» **INFORMATION SHOWN**
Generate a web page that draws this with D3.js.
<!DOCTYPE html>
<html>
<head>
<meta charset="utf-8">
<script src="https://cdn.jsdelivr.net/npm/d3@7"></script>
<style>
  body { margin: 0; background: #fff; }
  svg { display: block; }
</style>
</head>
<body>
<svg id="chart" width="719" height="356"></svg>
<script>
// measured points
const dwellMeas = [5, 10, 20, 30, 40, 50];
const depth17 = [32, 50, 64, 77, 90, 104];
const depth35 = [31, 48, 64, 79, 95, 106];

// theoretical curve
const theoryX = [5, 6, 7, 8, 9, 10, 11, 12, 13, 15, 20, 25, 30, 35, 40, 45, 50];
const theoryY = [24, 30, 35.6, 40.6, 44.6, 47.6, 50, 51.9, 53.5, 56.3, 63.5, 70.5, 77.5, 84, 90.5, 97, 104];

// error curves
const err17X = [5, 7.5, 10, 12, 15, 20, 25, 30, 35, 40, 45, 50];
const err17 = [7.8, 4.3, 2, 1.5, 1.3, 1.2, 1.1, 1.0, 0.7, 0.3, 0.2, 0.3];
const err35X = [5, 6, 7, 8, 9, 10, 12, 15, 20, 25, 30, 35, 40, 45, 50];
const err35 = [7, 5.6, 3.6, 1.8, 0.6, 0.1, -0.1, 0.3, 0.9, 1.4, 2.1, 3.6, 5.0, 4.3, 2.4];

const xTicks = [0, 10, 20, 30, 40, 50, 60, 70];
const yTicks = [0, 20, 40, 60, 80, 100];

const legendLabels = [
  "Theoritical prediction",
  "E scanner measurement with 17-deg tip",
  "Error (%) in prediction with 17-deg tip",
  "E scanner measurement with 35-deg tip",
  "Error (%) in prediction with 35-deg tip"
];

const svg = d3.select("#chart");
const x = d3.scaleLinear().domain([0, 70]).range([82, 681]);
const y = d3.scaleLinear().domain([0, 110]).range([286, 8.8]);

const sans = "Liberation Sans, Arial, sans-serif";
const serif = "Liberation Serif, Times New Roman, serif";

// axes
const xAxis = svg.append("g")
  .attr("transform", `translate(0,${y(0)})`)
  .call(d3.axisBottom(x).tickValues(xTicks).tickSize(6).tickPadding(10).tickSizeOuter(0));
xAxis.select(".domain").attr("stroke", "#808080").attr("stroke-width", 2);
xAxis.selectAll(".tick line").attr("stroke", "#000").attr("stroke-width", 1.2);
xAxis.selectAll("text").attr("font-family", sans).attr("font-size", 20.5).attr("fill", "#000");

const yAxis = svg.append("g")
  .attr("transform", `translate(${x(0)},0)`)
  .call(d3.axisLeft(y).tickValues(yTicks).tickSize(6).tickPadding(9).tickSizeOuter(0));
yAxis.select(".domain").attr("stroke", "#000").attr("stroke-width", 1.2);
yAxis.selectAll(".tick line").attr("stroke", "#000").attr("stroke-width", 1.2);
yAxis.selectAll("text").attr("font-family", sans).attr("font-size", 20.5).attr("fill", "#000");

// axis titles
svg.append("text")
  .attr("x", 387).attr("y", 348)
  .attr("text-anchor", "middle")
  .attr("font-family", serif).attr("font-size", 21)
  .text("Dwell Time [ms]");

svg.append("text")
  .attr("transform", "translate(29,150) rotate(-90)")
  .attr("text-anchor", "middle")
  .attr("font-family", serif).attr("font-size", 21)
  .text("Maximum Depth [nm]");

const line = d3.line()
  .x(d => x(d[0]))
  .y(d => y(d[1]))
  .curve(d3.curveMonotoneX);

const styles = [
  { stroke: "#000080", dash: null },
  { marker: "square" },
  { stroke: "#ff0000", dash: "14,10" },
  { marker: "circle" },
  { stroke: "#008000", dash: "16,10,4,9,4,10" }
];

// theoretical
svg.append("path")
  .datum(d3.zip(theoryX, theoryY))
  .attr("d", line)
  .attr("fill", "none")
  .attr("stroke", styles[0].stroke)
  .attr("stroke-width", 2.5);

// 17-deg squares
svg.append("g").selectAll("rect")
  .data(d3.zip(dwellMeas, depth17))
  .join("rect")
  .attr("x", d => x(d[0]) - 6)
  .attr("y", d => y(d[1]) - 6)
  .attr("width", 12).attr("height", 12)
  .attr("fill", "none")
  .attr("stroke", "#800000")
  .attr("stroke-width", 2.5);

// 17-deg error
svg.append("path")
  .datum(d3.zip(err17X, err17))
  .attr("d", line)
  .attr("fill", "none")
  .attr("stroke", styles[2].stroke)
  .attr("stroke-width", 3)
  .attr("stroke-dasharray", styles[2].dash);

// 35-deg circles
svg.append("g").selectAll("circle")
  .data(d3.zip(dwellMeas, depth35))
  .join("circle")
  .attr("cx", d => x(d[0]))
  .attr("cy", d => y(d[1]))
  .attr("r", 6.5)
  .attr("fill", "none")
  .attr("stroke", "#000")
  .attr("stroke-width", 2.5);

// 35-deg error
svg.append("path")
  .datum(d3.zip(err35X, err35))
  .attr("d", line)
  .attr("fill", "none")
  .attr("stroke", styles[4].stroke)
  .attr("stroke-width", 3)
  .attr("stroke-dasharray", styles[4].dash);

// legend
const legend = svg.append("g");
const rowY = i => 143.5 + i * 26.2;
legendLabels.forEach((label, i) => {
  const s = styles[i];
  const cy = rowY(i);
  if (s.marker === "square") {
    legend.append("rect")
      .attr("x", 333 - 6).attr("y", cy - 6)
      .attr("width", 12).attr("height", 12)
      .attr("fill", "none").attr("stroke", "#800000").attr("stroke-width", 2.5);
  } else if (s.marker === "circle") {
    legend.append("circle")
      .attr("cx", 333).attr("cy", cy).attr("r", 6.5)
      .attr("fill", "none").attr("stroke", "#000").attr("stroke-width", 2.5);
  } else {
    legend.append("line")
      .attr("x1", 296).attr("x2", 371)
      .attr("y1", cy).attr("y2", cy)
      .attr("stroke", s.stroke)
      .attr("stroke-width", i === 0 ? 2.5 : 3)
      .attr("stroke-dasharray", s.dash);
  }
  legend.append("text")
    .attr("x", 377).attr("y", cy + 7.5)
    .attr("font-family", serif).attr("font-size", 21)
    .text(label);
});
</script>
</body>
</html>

» **SHORT PROBLEM**
Give the data again, exactly as it stands.

» **ANSWER TO THIS TASK**
Generate a web page that draws this with D3.js.
<!DOCTYPE html>
<html>
<head>
<meta charset="utf-8">
<script src="https://cdn.jsdelivr.net/npm/d3@7"></script>
<style>
  body { margin: 0; background: #fff; }
  svg { display: block; }
</style>
</head>
<body>
<svg id="chart" width="719" height="356"></svg>
<script>
// measured points
const dwellMeas = [5, 10, 20, 30, 40, 50];
const depth17 = [32, 50, 64, 77, 90, 104];
const depth35 = [31, 48, 64, 79, 95, 106];

// theoretical curve
const theoryX = [5, 6, 7, 8, 9, 10, 11, 12, 13, 15, 20, 25, 30, 35, 40, 45, 50];
const theoryY = [24, 30, 35.6, 40.6, 44.6, 47.6, 50, 51.9, 53.5, 56.3, 63.5, 70.5, 77.5, 84, 90.5, 97, 104];

// error curves
const err17X = [5, 7.5, 10, 12, 15, 20, 25, 30, 35, 40, 45, 50];
const err17 = [7.8, 4.3, 2, 1.5, 1.3, 1.2, 1.1, 1.0, 0.7, 0.3, 0.2, 0.3];
const err35X = [5, 6, 7, 8, 9, 10, 12, 15, 20, 25, 30, 35, 40, 45, 50];
const err35 = [7, 5.6, 3.6, 1.8, 0.6, 0.1, -0.1, 0.3, 0.9, 1.4, 2.1, 3.6, 5.0, 4.3, 2.4];

const xTicks = [0, 10, 20, 30, 40, 50, 60, 70];
const yTicks = [0, 20, 40, 60, 80, 100];

const legendLabels = [
  "Theoritical prediction",
  "E scanner measurement with 17-deg tip",
  "Error (%) in prediction with 17-deg tip",
  "E scanner measurement with 35-deg tip",
  "Error (%) in prediction with 35-deg tip"
];

const svg = d3.select("#chart");
const x = d3.scaleLinear().domain([0, 70]).range([82, 681]);
const y = d3.scaleLinear().domain([0, 110]).range([286, 8.8]);

const sans = "Liberation Sans, Arial, sans-serif";
const serif = "Liberation Serif, Times New Roman, serif";

// axes
const xAxis = svg.append("g")
  .attr("transform", `translate(0,${y(0)})`)
  .call(d3.axisBottom(x).tickValues(xTicks).tickSize(6).tickPadding(10).tickSizeOuter(0));
xAxis.select(".domain").attr("stroke", "#808080").attr("stroke-width", 2);
xAxis.selectAll(".tick line").attr("stroke", "#000").attr("stroke-width", 1.2);
xAxis.selectAll("text").attr("font-family", sans).attr("font-size", 20.5).attr("fill", "#000");

const yAxis = svg.append("g")
  .attr("transform", `translate(${x(0)},0)`)
  .call(d3.axisLeft(y).tickValues(yTicks).tickSize(6).tickPadding(9).tickSizeOuter(0));
yAxis.select(".domain").attr("stroke", "#000").attr("stroke-width", 1.2);
yAxis.selectAll(".tick line").attr("stroke", "#000").attr("stroke-width", 1.2);
yAxis.selectAll("text").attr("font-family", sans).attr("font-size", 20.5).attr("fill", "#000");

// axis titles
svg.append("text")
  .attr("x", 387).attr("y", 348)
  .attr("text-anchor", "middle")
  .attr("font-family", serif).attr("font-size", 21)
  .text("Dwell Time [ms]");

svg.append("text")
  .attr("transform", "translate(29,150) rotate(-90)")
  .attr("text-anchor", "middle")
  .attr("font-family", serif).attr("font-size", 21)
  .text("Maximum Depth [nm]");

const line = d3.line()
  .x(d => x(d[0]))
  .y(d => y(d[1]))
  .curve(d3.curveMonotoneX);

const styles = [
  { stroke: "#000080", dash: null },
  { marker: "square" },
  { stroke: "#ff0000", dash: "14,10" },
  { marker: "circle" },
  { stroke: "#008000", dash: "16,10,4,9,4,10" }
];

// theoretical
svg.append("path")
  .datum(d3.zip(theoryX, theoryY))
  .attr("d", line)
  .attr("fill", "none")
  .attr("stroke", styles[0].stroke)
  .attr("stroke-width", 2.5);

// 17-deg squares
svg.append("g").selectAll("rect")
  .data(d3.zip(dwellMeas, depth17))
  .join("rect")
  .attr("x", d => x(d[0]) - 6)
  .attr("y", d => y(d[1]) - 6)
  .attr("width", 12).attr("height", 12)
  .attr("fill", "none")
  .attr("stroke", "#800000")
  .attr("stroke-width", 2.5);

// 17-deg error
svg.append("path")
  .datum(d3.zip(err17X, err17))
  .attr("d", line)
  .attr("fill", "none")
  .attr("stroke", styles[2].stroke)
  .attr("stroke-width", 3)
  .attr("stroke-dasharray", styles[2].dash);

// 35-deg circles
svg.append("g").selectAll("circle")
  .data(d3.zip(dwellMeas, depth35))
  .join("circle")
  .attr("cx", d => x(d[0]))
  .attr("cy", d => y(d[1]))
  .attr("r", 6.5)
  .attr("fill", "none")
  .attr("stroke", "#000")
  .attr("stroke-width", 2.5);

// 35-deg error
svg.append("path")
  .datum(d3.zip(err35X, err35))
  .attr("d", line)
  .attr("fill", "none")
  .attr("stroke", styles[4].stroke)
  .attr("stroke-width", 3)
  .attr("stroke-dasharray", styles[4].dash);

// legend
const legend = svg.append("g");
const rowY = i => 143.5 + i * 26.2;
legendLabels.forEach((label, i) => {
  const s = styles[i];
  const cy = rowY(i);
  if (s.marker === "square") {
    legend.append("rect")
      .attr("x", 333 - 6).attr("y", cy - 6)
      .attr("width", 12).attr("height", 12)
      .attr("fill", "none").attr("stroke", "#800000").attr("stroke-width", 2.5);
  } else if (s.marker === "circle") {
    legend.append("circle")
      .attr("cx", 333).attr("cy", cy).attr("r", 6.5)
      .attr("fill", "none").attr("stroke", "#000").attr("stroke-width", 2.5);
  } else {
    legend.append("line")
      .attr("x1", 296).attr("x2", 371)
      .attr("y1", cy).attr("y2", cy)
      .attr("stroke", s.stroke)
      .attr("stroke-width", i === 0 ? 2.5 : 3)
      .attr("stroke-dasharray", s.dash);
  }
  legend.append("text")
    .attr("x", 377).attr("y", cy + 7.5)
    .attr("font-family", serif).attr("font-size", 21)
    .text(label);
});
</script>
</body>
</html>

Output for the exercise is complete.